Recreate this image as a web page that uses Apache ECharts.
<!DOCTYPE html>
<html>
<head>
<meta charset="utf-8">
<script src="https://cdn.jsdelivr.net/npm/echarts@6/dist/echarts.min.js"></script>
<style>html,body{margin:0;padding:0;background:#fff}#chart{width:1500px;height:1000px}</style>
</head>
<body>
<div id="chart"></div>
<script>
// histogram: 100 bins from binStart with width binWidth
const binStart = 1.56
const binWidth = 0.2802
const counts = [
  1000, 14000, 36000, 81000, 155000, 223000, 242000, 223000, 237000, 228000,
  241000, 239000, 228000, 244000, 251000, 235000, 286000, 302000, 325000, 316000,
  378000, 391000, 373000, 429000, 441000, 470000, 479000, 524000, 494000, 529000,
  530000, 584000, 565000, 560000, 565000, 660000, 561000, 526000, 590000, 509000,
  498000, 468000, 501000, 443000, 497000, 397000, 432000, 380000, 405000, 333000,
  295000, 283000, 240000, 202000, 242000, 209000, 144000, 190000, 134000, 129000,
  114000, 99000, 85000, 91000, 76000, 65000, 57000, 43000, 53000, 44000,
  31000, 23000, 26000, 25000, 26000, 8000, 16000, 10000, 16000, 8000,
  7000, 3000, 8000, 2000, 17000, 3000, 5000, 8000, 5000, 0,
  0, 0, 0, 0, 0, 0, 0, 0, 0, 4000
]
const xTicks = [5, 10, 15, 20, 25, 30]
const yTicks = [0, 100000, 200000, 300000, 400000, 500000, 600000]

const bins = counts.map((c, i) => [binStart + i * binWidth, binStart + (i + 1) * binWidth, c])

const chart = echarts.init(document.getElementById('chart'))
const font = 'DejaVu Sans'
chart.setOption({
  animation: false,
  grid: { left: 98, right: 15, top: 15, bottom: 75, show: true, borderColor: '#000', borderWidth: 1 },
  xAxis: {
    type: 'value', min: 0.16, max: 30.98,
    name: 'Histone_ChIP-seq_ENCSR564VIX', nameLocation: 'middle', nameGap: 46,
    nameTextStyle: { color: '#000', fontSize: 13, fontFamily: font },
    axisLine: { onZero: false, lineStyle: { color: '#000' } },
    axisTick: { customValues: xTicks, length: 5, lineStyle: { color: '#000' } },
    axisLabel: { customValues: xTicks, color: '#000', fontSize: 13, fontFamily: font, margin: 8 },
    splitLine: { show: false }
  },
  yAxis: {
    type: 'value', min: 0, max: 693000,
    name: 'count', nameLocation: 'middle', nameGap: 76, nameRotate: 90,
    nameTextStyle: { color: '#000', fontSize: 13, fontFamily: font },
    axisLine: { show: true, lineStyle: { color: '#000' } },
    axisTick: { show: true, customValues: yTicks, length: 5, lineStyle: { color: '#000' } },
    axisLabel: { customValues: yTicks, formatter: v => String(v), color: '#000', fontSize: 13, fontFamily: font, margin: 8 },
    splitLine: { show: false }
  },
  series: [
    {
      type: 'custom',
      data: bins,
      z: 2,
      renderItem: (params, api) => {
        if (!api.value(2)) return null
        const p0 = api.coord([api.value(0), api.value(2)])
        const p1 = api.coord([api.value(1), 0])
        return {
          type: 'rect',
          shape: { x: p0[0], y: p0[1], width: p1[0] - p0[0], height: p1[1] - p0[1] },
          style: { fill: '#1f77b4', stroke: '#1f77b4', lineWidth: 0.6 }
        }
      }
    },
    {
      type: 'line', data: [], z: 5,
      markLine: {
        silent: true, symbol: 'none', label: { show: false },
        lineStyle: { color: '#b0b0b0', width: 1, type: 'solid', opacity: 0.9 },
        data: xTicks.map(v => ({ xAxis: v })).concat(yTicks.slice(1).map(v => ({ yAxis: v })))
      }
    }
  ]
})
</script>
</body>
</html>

•••••

Please give an exact restatement of only the lines from the beginning of the material above to the line with "const bins = counts.map((c, i)", inclusive.

- **Exercise answer**
Recreate this image as a web page that uses Apache ECharts.
<!DOCTYPE html>
<html>
<head>
<meta charset="utf-8">
<script src="https://cdn.jsdelivr.net/npm/echarts@6/dist/echarts.min.js"></script>
<style>html,body{margin:0;padding:0;background:#fff}#chart{width:1500px;height:1000px}</style>
</head>
<body>
<div id="chart"></div>
<script>
// histogram: 100 bins from binStart with width binWidth
const binStart = 1.56
const binWidth = 0.2802
const counts = [
  1000, 14000, 36000, 81000, 155000, 223000, 242000, 223000, 237000, 228000,
  241000, 239000, 228000, 244000, 251000, 235000, 286000, 302000, 325000, 316000,
  378000, 391000, 373000, 429000, 441000, 470000, 479000, 524000, 494000, 529000,
  530000, 584000, 565000, 560000, 565000, 660000, 561000, 526000, 590000, 509000,
  498000, 468000, 501000, 443000, 497000, 397000, 432000, 380000, 405000, 333000,
  295000, 283000, 240000, 202000, 242000, 209000, 144000, 190000, 134000, 129000,
  114000, 99000, 85000, 91000, 76000, 65000, 57000, 43000, 53000, 44000,
  31000, 23000, 26000, 25000, 26000, 8000, 16000, 10000, 16000, 8000,
  7000, 3000, 8000, 2000, 17000, 3000, 5000, 8000, 5000, 0,
  0, 0, 0, 0, 0, 0, 0, 0, 0, 4000
]
const xTicks = [5, 10, 15, 20, 25, 30]
const yTicks = [0, 100000, 200000, 300000, 400000, 500000, 600000]

const bins = counts.map((c, i) => [binStart + i * binWidth, binStart + (i + 1) * binWidth, c])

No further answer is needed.